- What is required:
Each line from the line with "Clone this chart in matplotlib." to the line with "ax.grid(axis='y', color='#eeeeee', linewidth=0.8, zorder=0)", inclusive, is to be repeated exactly; no other line and no picture belongs in the copy.

Source code of charts
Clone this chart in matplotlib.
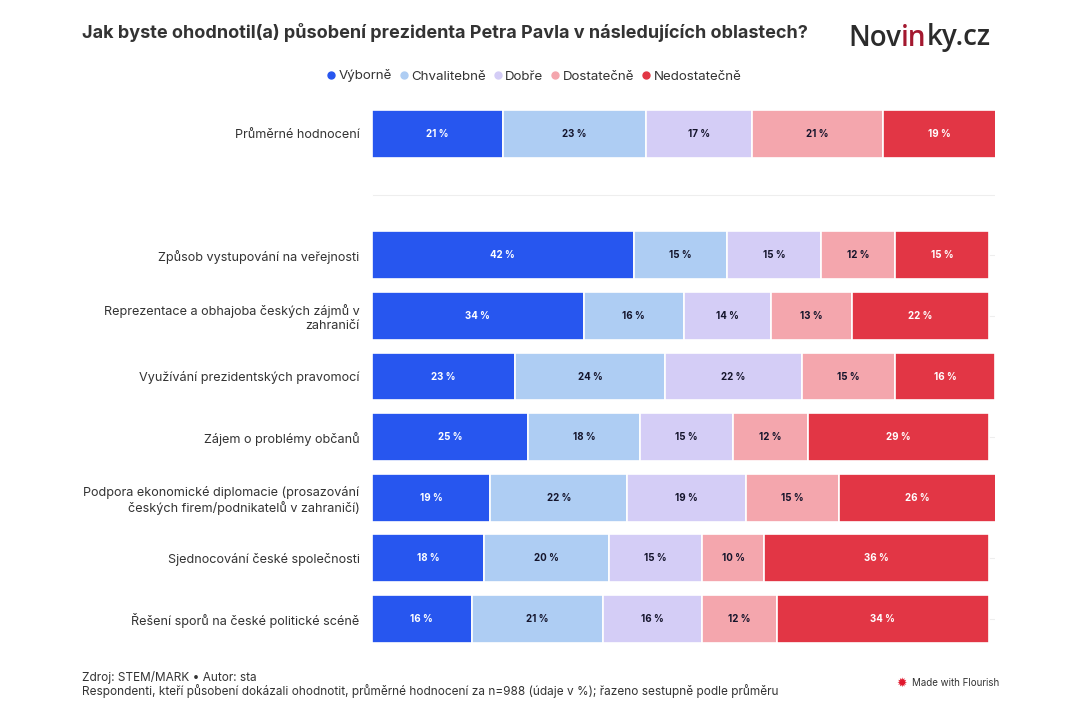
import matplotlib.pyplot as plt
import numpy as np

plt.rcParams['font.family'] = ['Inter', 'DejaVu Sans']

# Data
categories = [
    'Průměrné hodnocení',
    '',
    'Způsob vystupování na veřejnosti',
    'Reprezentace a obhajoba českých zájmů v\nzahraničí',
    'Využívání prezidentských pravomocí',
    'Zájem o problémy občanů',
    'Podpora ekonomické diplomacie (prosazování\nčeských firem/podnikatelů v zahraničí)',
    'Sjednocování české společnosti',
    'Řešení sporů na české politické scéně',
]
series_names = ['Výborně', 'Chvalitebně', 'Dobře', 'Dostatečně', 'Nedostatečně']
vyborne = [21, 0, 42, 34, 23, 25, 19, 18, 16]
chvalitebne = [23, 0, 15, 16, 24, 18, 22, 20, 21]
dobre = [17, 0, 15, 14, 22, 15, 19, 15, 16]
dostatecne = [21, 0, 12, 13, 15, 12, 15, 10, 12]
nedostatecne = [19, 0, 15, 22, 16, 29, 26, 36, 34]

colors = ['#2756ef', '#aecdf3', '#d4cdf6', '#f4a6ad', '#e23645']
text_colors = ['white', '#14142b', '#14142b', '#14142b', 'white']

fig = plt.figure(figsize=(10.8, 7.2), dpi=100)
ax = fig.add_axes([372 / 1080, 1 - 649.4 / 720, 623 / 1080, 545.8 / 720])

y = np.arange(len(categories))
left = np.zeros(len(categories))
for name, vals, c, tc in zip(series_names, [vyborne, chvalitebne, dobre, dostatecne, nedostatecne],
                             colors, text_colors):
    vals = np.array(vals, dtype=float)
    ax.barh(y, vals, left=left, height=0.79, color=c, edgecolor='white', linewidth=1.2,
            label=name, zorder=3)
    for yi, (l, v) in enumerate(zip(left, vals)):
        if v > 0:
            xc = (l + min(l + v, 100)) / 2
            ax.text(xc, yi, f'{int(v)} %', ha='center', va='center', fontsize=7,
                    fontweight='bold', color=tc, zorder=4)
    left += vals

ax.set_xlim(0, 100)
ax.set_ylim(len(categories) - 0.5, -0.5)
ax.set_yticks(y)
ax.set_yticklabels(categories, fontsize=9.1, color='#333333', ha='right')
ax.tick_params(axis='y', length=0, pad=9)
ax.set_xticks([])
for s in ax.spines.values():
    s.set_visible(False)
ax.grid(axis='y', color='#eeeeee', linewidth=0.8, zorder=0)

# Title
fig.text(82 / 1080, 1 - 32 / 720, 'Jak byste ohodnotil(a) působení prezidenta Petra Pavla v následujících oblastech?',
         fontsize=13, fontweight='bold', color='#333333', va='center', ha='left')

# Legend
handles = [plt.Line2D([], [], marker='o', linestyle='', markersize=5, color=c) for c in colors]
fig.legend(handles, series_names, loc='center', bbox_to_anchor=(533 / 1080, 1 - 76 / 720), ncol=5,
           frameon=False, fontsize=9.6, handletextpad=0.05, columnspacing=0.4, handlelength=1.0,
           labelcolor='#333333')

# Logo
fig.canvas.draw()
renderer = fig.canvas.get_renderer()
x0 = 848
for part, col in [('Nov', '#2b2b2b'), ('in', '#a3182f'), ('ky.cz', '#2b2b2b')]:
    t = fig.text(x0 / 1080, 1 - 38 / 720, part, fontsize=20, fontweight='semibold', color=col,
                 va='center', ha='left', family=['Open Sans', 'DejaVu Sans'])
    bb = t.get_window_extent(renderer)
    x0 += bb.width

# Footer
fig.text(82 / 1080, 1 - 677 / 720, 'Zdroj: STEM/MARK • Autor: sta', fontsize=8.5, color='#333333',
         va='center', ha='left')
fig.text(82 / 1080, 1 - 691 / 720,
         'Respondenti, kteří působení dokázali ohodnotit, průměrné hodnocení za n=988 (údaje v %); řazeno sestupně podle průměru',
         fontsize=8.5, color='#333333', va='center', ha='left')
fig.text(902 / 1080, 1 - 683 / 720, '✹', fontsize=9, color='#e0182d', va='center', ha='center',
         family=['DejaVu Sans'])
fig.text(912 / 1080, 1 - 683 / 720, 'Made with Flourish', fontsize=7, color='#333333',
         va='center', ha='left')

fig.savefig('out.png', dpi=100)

* * *

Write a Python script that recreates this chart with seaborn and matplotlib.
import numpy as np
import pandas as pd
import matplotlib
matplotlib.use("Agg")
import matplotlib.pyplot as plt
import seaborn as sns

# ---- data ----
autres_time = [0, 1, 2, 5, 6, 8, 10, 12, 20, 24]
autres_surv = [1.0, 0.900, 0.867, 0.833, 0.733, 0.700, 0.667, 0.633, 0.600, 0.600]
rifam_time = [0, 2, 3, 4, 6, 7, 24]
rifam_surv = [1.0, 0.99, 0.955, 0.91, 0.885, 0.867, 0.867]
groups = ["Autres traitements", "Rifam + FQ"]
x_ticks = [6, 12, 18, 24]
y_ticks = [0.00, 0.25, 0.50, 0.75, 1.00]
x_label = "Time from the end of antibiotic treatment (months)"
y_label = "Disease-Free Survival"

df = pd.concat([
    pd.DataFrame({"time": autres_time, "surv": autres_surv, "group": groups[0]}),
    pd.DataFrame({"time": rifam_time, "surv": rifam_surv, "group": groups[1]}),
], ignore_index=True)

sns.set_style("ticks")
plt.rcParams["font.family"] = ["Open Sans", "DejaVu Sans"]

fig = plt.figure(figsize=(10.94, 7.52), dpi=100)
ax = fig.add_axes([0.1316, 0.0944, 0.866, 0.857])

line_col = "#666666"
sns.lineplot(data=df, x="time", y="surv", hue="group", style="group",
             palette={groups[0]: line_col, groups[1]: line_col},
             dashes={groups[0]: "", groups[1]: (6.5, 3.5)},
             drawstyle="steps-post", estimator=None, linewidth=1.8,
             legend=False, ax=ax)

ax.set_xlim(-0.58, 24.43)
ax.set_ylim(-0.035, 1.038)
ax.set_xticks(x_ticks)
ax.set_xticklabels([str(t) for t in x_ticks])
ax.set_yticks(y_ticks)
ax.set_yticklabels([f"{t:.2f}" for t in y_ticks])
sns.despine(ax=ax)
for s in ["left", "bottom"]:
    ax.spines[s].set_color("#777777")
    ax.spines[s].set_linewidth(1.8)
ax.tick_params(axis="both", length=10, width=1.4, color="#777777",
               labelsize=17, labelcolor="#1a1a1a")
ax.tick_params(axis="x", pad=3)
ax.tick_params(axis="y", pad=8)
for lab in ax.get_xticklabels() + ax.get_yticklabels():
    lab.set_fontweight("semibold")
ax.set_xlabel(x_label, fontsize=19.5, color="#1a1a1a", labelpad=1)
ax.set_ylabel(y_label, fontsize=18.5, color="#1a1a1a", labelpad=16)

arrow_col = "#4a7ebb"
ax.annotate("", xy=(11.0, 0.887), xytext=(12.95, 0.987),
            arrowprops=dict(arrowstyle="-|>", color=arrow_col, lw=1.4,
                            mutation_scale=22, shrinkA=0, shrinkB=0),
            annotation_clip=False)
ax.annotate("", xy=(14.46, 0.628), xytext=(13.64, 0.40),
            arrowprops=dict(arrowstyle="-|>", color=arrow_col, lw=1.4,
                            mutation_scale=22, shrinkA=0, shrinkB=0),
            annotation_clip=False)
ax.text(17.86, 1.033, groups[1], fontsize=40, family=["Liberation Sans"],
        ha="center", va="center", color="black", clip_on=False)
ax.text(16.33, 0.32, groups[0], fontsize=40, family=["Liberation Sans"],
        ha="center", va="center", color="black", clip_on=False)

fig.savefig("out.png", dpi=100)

- Response:
Clone this chart in matplotlib.
import matplotlib.pyplot as plt
import numpy as np

plt.rcParams['font.family'] = ['Inter', 'DejaVu Sans']

# Data
categories = [
    'Průměrné hodnocení',
    '',
    'Způsob vystupování na veřejnosti',
    'Reprezentace a obhajoba českých zájmů v\nzahraničí',
    'Využívání prezidentských pravomocí',
    'Zájem o problémy občanů',
    'Podpora ekonomické diplomacie (prosazování\nčeských firem/podnikatelů v zahraničí)',
    'Sjednocování české společnosti',
    'Řešení sporů na české politické scéně',
]
series_names = ['Výborně', 'Chvalitebně', 'Dobře', 'Dostatečně', 'Nedostatečně']
vyborne = [21, 0, 42, 34, 23, 25, 19, 18, 16]
chvalitebne = [23, 0, 15, 16, 24, 18, 22, 20, 21]
dobre = [17, 0, 15, 14, 22, 15, 19, 15, 16]
dostatecne = [21, 0, 12, 13, 15, 12, 15, 10, 12]
nedostatecne = [19, 0, 15, 22, 16, 29, 26, 36, 34]

colors = ['#2756ef', '#aecdf3', '#d4cdf6', '#f4a6ad', '#e23645']
text_colors = ['white', '#14142b', '#14142b', '#14142b', 'white']

fig = plt.figure(figsize=(10.8, 7.2), dpi=100)
ax = fig.add_axes([372 / 1080, 1 - 649.4 / 720, 623 / 1080, 545.8 / 720])

y = np.arange(len(categories))
left = np.zeros(len(categories))
for name, vals, c, tc in zip(series_names, [vyborne, chvalitebne, dobre, dostatecne, nedostatecne],
                             colors, text_colors):
    vals = np.array(vals, dtype=float)
    ax.barh(y, vals, left=left, height=0.79, color=c, edgecolor='white', linewidth=1.2,
            label=name, zorder=3)
    for yi, (l, v) in enumerate(zip(left, vals)):
        if v > 0:
            xc = (l + min(l + v, 100)) / 2
            ax.text(xc, yi, f'{int(v)} %', ha='center', va='center', fontsize=7,
                    fontweight='bold', color=tc, zorder=4)
    left += vals

ax.set_xlim(0, 100)
ax.set_ylim(len(categories) - 0.5, -0.5)
ax.set_yticks(y)
ax.set_yticklabels(categories, fontsize=9.1, color='#333333', ha='right')
ax.tick_params(axis='y', length=0, pad=9)
ax.set_xticks([])
for s in ax.spines.values():
    s.set_visible(False)
ax.grid(axis='y', color='#eeeeee', linewidth=0.8, zorder=0)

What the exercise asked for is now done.